Code that draws figures:
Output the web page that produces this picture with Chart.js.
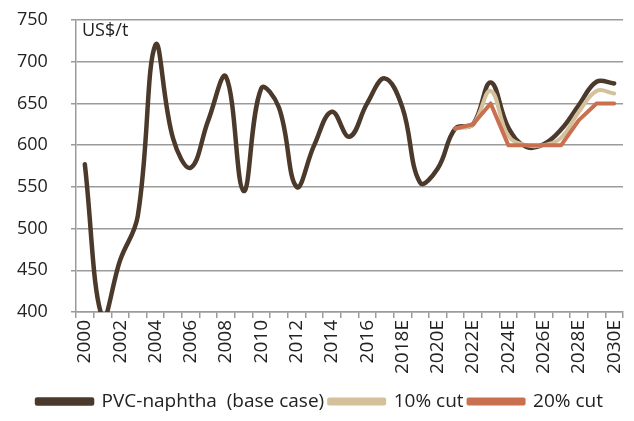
<!DOCTYPE html>
<html>
<head>
<meta charset="utf-8">
<script src="https://cdn.jsdelivr.net/npm/chart.js@4/dist/chart.umd.min.js"></script>
<style>
  html, body { margin: 0; padding: 0; background: #fff; }
  #wrap { width: 634px; height: 421px; }
</style>
</head>
<body>
<div id="wrap"><canvas id="chart" width="634" height="421"></canvas></div>
<script>
const years = ['2000', '2001', '2002', '2003', '2004', '2005', '2006', '2007', '2008', '2009',
    '2010', '2011', '2012', '2013', '2014', '2015', '2016', '2017', '2018E', '2019E',
    '2020E', '2021E', '2022E', '2023E', '2024E', '2025E', '2026E', '2027E', '2028E', '2029E', '2030E'];

const baseCase = [577, 393, 462, 515, 720, 608, 573, 630, 682, 545,
    668, 645, 550, 600, 640, 610, 650, 680, 645, 555,
    572, 620, 625, 675, 621, 598, 601, 619, 648, 676, 674];

const cut10 = [null, null, null, null, null, null, null, null, null, null,
    null, null, null, null, null, null, null, null, null, null,
    null, 620, 625, 665, 611, 600, 600, 609, 640, 665, 662];

const cut20 = [null, null, null, null, null, null, null, null, null, null,
    null, null, null, null, null, null, null, null, null, null,
    null, 620, 625, 650, 600, 600, 600, 600, 630, 650, 650];

const yTicks = [400, 450, 500, 550, 600, 650, 700, 750];

const GRID = '#9b9b9b';
const FONT = "'Open Sans', 'Noto Sans', sans-serif";

// small "US$/t" unit label in the top-left corner of the plot
const unitLabel = {
    id: 'unitLabel',
    afterDraw(chart) {
        const { ctx, chartArea } = chart;
        ctx.save();
        ctx.font = '18px ' + FONT;
        ctx.fillStyle = '#222';
        ctx.textBaseline = 'top';
        ctx.fillText('US$/t', chartArea.left + 6, chartArea.top + 2);
        ctx.restore();
    }
};

new Chart(document.getElementById('chart'), {
    type: 'line',
    data: {
        labels: years,
        datasets: [
            {
                label: '20% cut',
                data: cut20,
                borderColor: '#c8704f',
                backgroundColor: '#c8704f',
                borderWidth: 4,
                tension: 0,
                order: 1
            },
            {
                label: '10% cut',
                data: cut10,
                borderColor: '#d4c09a',
                backgroundColor: '#d4c09a',
                borderWidth: 4,
                tension: 0.4,
                order: 2
            },
            {
                label: 'PVC-naphtha  (base case)',
                data: baseCase,
                borderColor: '#4b3a2b',
                backgroundColor: '#4b3a2b',
                borderWidth: 4.5,
                tension: 0.4,
                order: 3
            }
        ]
    },
    options: {
        responsive: false,
        animation: false,
        layout: { padding: { top: 20, right: 11, left: 17, bottom: 0 } },
        elements: {
            point: { radius: 0, hoverRadius: 0 },
            line: { borderCapStyle: 'round', borderJoinStyle: 'round' }
        },
        plugins: {
            tooltip: { enabled: false },
            legend: {
                position: 'bottom',
                reverse: true,
                labels: {
                    boxWidth: 55,
                    boxHeight: 4,
                    padding: 5,
                    color: '#222',
                    font: { family: FONT, size: 19 }
                }
            }
        },
        scales: {
            x: {
                offset: true,
                grid: {
                    offset: true,
                    drawOnChartArea: false,
                    drawTicks: true,
                    tickLength: 6,
                    color: GRID,
                    lineWidth: 1.5
                },
                border: { color: GRID, width: 1.5 },
                ticks: {
                    autoSkip: false,
                    maxRotation: 90,
                    minRotation: 90,
                    padding: 2,
                    color: '#222',
                    font: { family: FONT, size: 19 },
                    callback: (v, i) => (i % 2 === 0 ? years[i] : '')
                },
                afterFit(scale) {
                    scale.height = 75;
                    scale.paddingLeft = 0;
                    scale.paddingRight = 0;
                }
            },
            y: {
                min: 400,
                max: 750,
                afterBuildTicks(scale) { scale.ticks = yTicks.map(v => ({ value: v })); },
                grid: { color: GRID, lineWidth: 1.5, tickLength: 5 },
                border: { color: GRID, width: 1.5 },
                ticks: {
                    padding: 4,
                    crossAlign: 'far',
                    color: '#222',
                    font: { family: FONT, size: 18 }
                },
                afterFit(scale) {
                    scale.width = 59;
                    scale.paddingTop = 0;
                    scale.paddingBottom = 0;
                }
            }
        }
    },
    plugins: [unitLabel]
});
</script>
</body>
</html>
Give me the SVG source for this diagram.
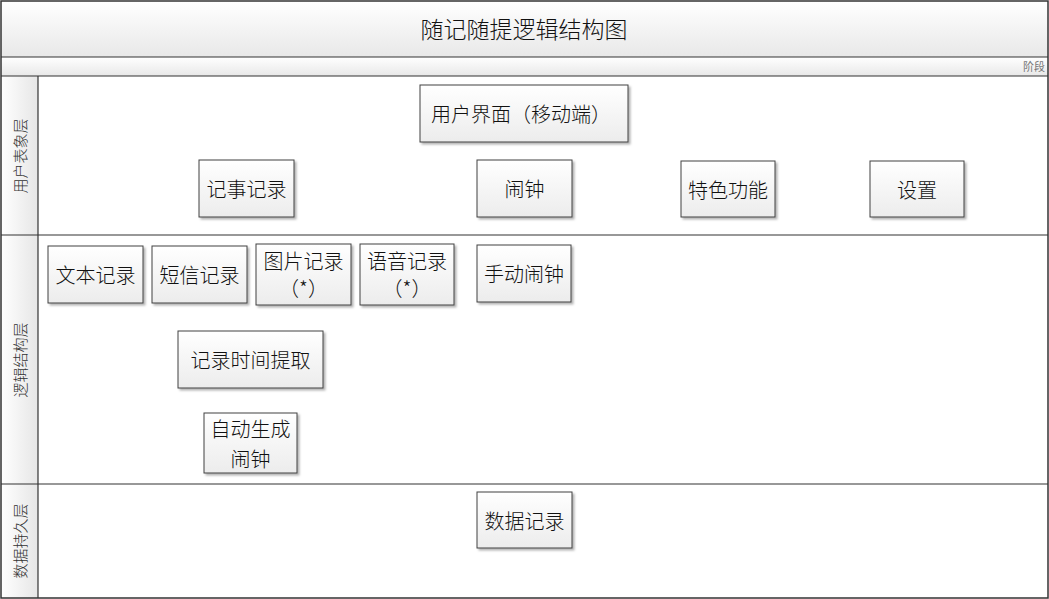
<svg xmlns="http://www.w3.org/2000/svg" width="1049" height="599" viewBox="0 0 1049 599">
<defs>
<linearGradient id="gv" x1="0" y1="0" x2="0" y2="1"><stop offset="0" stop-color="#ffffff"/><stop offset="1" stop-color="#e8e8e8"/></linearGradient>
<linearGradient id="gh" x1="0" y1="0" x2="1" y2="0"><stop offset="0" stop-color="#ffffff"/><stop offset="1" stop-color="#e6e6e6"/></linearGradient>
<linearGradient id="gb" x1="0" y1="0" x2="0" y2="1"><stop offset="0" stop-color="#ffffff"/><stop offset="1" stop-color="#ececec"/></linearGradient>
<filter id="sh" x="-10%" y="-10%" width="130%" height="130%"><feDropShadow dx="2" dy="2" stdDeviation="1.2" flood-color="#000" flood-opacity="0.3"/></filter>
</defs>
<style>
.frame{fill:none;stroke:#333;stroke-width:1.5}
.ln{stroke:#333;stroke-width:1.2}
.box{fill:url(#gb);stroke:#404040;stroke-width:1;filter:url(#sh)}
.t{font-family:"Noto Sans CJK SC","Liberation Sans",sans-serif;font-size:20px;font-weight:300;fill:#111;text-anchor:middle;dominant-baseline:central}
.lane{font-family:"Noto Sans CJK SC","Liberation Sans",sans-serif;font-size:15px;font-weight:300;fill:#333;text-anchor:middle;dominant-baseline:central}
</style>
<rect x="0" y="0" width="1049" height="599" fill="#fff"/>
<rect x="1" y="1" width="1047" height="56" fill="url(#gv)"/>
<rect x="1" y="57" width="1047" height="19" fill="url(#gv)"/>
<rect x="1" y="76" width="37" height="522" fill="url(#gh)"/>
<g id="frame">
<rect class="frame" x="1" y="1" width="1047" height="597"/>
<line class="ln" x1="1" y1="57" x2="1048" y2="57"/>
<line class="ln" x1="1" y1="76" x2="1048" y2="76"/>
<line class="ln" x1="1" y1="235" x2="1048" y2="235"/>
<line class="ln" x1="1" y1="484" x2="1048" y2="484"/>
<line class="ln" x1="38" y1="76" x2="38" y2="598"/>
</g>
<text x="524" y="28" font-family="'Noto Sans CJK SC','Liberation Sans',sans-serif" font-size="23" font-weight="300" fill="#111" text-anchor="middle" dominant-baseline="central">随记随提逻辑结构图</text>
<text x="1045" y="66" font-family="'Noto Sans CJK SC','Liberation Sans',sans-serif" font-size="11" fill="#777" text-anchor="end" dominant-baseline="central">阶段</text>
<text class="lane" transform="translate(19,156) rotate(-90)">用户表象层</text>
<text class="lane" transform="translate(19,360) rotate(-90)">逻辑结构层</text>
<text class="lane" transform="translate(19,541) rotate(-90)">数据持久层</text>
<g id="connectors"></g>
<g id="n-ui"><rect class="box" x="420" y="85" width="208" height="57"/><text class="t" x="521" y="113.500">用户界面（移动端）</text></g>
<g id="n-jishi"><rect class="box" x="199" y="160" width="95" height="57"/><text class="t" x="246.500" y="188.500">记事记录</text></g>
<g id="n-naozhong"><rect class="box" x="477" y="160" width="95" height="57"/><text class="t" x="524.500" y="188.500">闹钟</text></g>
<g id="n-tese"><rect class="box" x="681" y="161" width="94" height="56"/><text class="t" x="728" y="189">特色功能</text></g>
<g id="n-shezhi"><rect class="box" x="870" y="161" width="94" height="56"/><text class="t" x="917" y="189">设置</text></g>
<g id="n-wenben"><rect class="box" x="48" y="246" width="95" height="57"/><text class="t" x="95.500" y="274.500">文本记录</text></g>
<g id="n-duanxin"><rect class="box" x="152" y="246" width="95" height="57"/><text class="t" x="199.500" y="274.500">短信记录</text></g>
<g id="n-tupian"><rect class="box" x="256" y="244" width="95" height="61"/><text class="t" x="303.500" y="260">图片记录</text><text class="t" x="303.500" y="287">（*）</text></g>
<g id="n-yuyin"><rect class="box" x="360" y="244" width="94" height="61"/><text class="t" x="407" y="260">语音记录</text><text class="t" x="407" y="287">（*）</text></g>
<g id="n-shoudong"><rect class="box" x="477" y="245" width="94" height="57"/><text class="t" x="524" y="273.500">手动闹钟</text></g>
<g id="n-tiqu"><rect class="box" x="178" y="331" width="145" height="57"/><text class="t" x="250.500" y="359.500">记录时间提取</text></g>
<g id="n-zidong"><rect class="box" x="204" y="413" width="93" height="60"/><text class="t" x="250.500" y="428">自动生成</text><text class="t" x="250.500" y="458">闹钟</text></g>
<g id="n-shuju"><rect class="box" x="477" y="492" width="95" height="56"/><text class="t" x="524.500" y="520">数据记录</text></g>
</svg>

Instruction:
Work out how many lines of the listing above include the word "this". Reply with nothing but the count.

Exercise response:
2